Failure to observe laboratory policies, procedures and protocol, including but not limited to:

  • Refusing to leave the laboratory promptly at closing time;
  • Refusing to respond to or responding inappropriately to requests made by laboratory staff (e.g., a request to move to another machine, to limit output pages to the printer, etc.) in the normal course of carrying out their job responsibilities;
  • Using threatening or abusive language or behavior directed at anyone in the laboratory facility;
  • Attempts to bypass security measures, such as access permissions to files, or obtaining permissions or account attributes with or without authorization.

COMPUTER ABUSE

The following are examples of computer abuse (This list is illustrative and not meant to be all- inclusive):

  • Frivolous, disturbing or otherwise inconsiderate conduct including extensive use of workstations for game playing, sending nuisance messages, wasteful or unauthorized use of college-supported facilities, or disturbing or allowing access to programs that erase or alter files surreptitiously;
  • Use of a computer account to perform computing services for unauthorized commercial purposes, either inside or outside of the college;
  • Possession, in a workspace or file, or use of programs capable of fraudulently simulating system responses; modification of or possession of systems control information, especially that which reflects program state, status or accounting; attempts to modify or crash the system;
  • Unauthorized use of a password or account ID; unauthorized access to another person's files; using or changing, without authorization, another person's password;
  • Any violation of the NYIT Student Code of Conduct that involves computer resources.

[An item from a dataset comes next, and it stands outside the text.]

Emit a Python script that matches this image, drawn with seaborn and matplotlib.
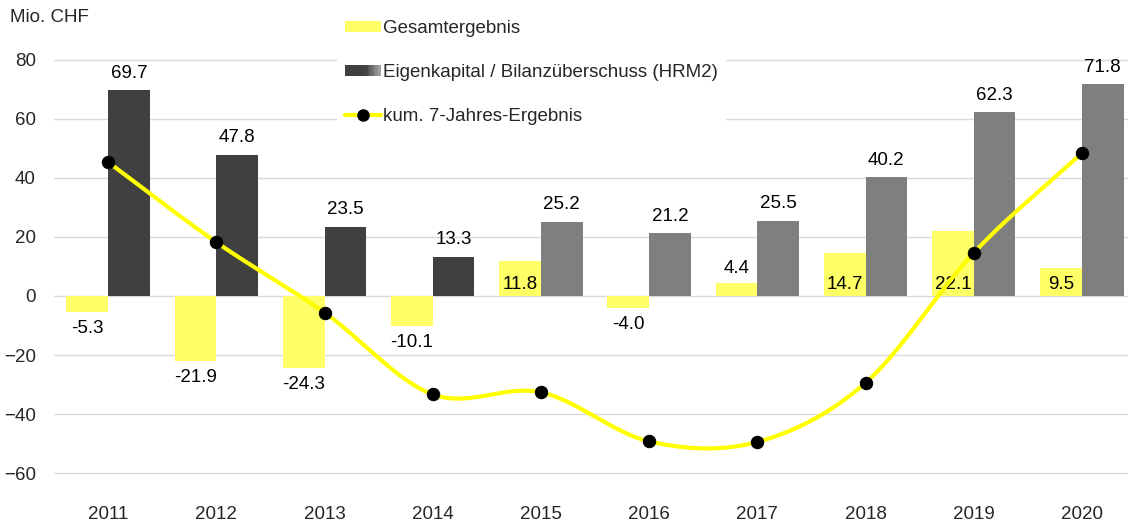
import numpy as np
import pandas as pd
import matplotlib
matplotlib.use("Agg")
import matplotlib.pyplot as plt
import seaborn as sns
from matplotlib.patches import Patch, Rectangle
from matplotlib.lines import Line2D
from matplotlib.legend_handler import HandlerBase

# data
years = ["2011", "2012", "2013", "2014", "2015", "2016", "2017", "2018", "2019", "2020"]
gesamt = [-5.3, -21.9, -24.3, -10.1, 11.8, -4.0, 4.4, 14.7, 22.1, 9.5]
eigen = [69.7, 47.8, 23.5, 13.3, 25.2, 21.2, 25.5, 40.2, 62.3, 71.8]
kum7 = [45.3, 18.2, -5.6, -33.3, -32.6, -49.2, -49.4, -29.4, 14.6, 48.4]
eigen_colors = ["#404040"] * 4 + ["#7f7f7f"] * 6

lab_g = "Gesamtergebnis"
lab_e = "Eigenkapital / Bilanzüberschuss (HRM2)"
lab_k = "kum. 7-Jahres-Ergebnis"

sns.set_theme(style="white")
plt.rcParams["font.family"] = ["Liberation Sans", "DejaVu Sans"]

df = pd.DataFrame({
    "Jahr": years * 2,
    "Serie": [lab_g] * len(years) + [lab_e] * len(years),
    "Wert": gesamt + eigen,
})

fig = plt.figure(figsize=(11.28, 5.22), dpi=100)
ax = fig.add_axes([54 / 1128, 1 - 491 / 522, 1 - 54 / 1128, (491 - 36) / 522])

sns.barplot(data=df, x="Jahr", y="Wert", hue="Serie", palette=["#ffff66", "#404040"],
            width=0.77, saturation=1, errorbar=None, legend=False, linewidth=0, ax=ax)
for bar, c in zip(ax.containers[1], eigen_colors):
    bar.set_facecolor(c)

# value labels
fs = 13.5
for bar, v in zip(ax.containers[1], eigen):
    cx = bar.get_x() + bar.get_width() / 2
    ax.annotate(f"{v:.1f}", (cx, v), xytext=(0, 6), textcoords="offset points",
                ha="center", va="bottom", fontsize=fs, color="black")
for bar, v in zip(ax.containers[0], gesamt):
    cx = bar.get_x() + bar.get_width() / 2
    if v < 0:
        ax.annotate(f"{v:.1f}", (cx, v), xytext=(0, -6), textcoords="offset points",
                    ha="center", va="top", fontsize=fs, color="black")
    elif v > 8:
        ax.annotate(f"{v:.1f}", (cx, 0), xytext=(0, 2), textcoords="offset points",
                    ha="center", va="bottom", fontsize=fs, color="black")
    else:
        ax.annotate(f"{v:.1f}", (cx, v), xytext=(0, 4), textcoords="offset points",
                    ha="center", va="bottom", fontsize=fs, color="black")

# smoothed line through the cumulative values (Catmull-Rom rendering)
xs = np.arange(len(years), dtype=float)
ys = np.array(kum7)
px = np.concatenate([[2 * xs[0] - xs[1]], xs, [2 * xs[-1] - xs[-2]]])
py = np.concatenate([[2 * ys[0] - ys[1]], ys, [2 * ys[-1] - ys[-2]]])
t = np.linspace(0, 1, 25)
cx_all, cy_all = [], []
for i in range(1, len(px) - 2):
    for arr, out in ((px, cx_all), (py, cy_all)):
        p0, p1, p2, p3 = arr[i - 1], arr[i], arr[i + 1], arr[i + 2]
        out.extend(0.5 * (2 * p1 + (-p0 + p2) * t + (2 * p0 - 5 * p1 + 4 * p2 - p3) * t ** 2
                          + (-p0 + 3 * p1 - 3 * p2 + p3) * t ** 3))
ax.plot(cx_all, cy_all, color="#ffff00", lw=3, zorder=3, solid_capstyle="round")
sns.scatterplot(x=xs, y=ys, color="black", s=80, edgecolor=None, zorder=4, ax=ax)

# axes styling
ax.set_ylim(-66, 88)
ax.set_xlim(-0.5, 9.426)
ax.set_yticks(range(-60, 81, 20))
ax.grid(axis="y", color="#d9d9d9", lw=1)
ax.set_axisbelow(True)
for s in ax.spines.values():
    s.set_visible(False)
ax.set_xlabel("")
ax.set_ylabel("")
ax.tick_params(axis="y", length=0, labelsize=fs, pad=13)
ax.tick_params(axis="x", length=0, labelsize=fs, pad=11)
fig.text(10 / 1128, 1 - 18 / 522, "Mio. CHF", fontsize=fs, va="center", ha="left")


class GradientHandler(HandlerBase):
    def create_artists(self, legend, orig_handle, xdescent, ydescent, width, height, fontsize, trans):
        n = 14
        w = width / n
        arts = []
        for i in range(n):
            g = 0.25 if i < n * 0.55 else 0.25 + 0.45 * (i - n * 0.55) / (n * 0.45)
            arts.append(Rectangle((-xdescent + i * w, -ydescent), w * 1.05, height,
                                  facecolor=(g, g, g), edgecolor="none", transform=trans))
        return arts


grad = Patch(facecolor="#404040")
handles = [Patch(facecolor="#ffff66", edgecolor="none"), grad,
           Line2D([], [], color="#ffff00", lw=3, marker="o", mfc="black", mec="black", ms=8)]
leg = ax.legend(handles, [lab_g, lab_e, lab_k], handler_map={grad: GradientHandler()},
                loc="upper left", bbox_to_anchor=(328 / 1128, 1 - 3 / 522),
                bbox_transform=fig.transFigure, frameon=True, facecolor="white",
                edgecolor="none", framealpha=1, fancybox=False, fontsize=fs,
                handlelength=1.9, handleheight=0.55, handletextpad=0.15,
                labelspacing=1.45, borderpad=0.4)

fig.savefig("out.png", dpi=100)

Violations of this code, including the above list, may lead to any of the following disciplinary measures:

  • Termination of a program or online session; the system manager may log off an irresponsible user at a workstation; similarly, a harmful job running under the operating system may be canceled without notice;
  • Invalidation of an account ID or account number;
  • Reduction of allocations or restrictions of account privileges;
  • Disciplinary action by ACL or OIT administrators, supervisors or laboratory managers;
  • Serious incidents may be referred directly to the appropriate academic authorities.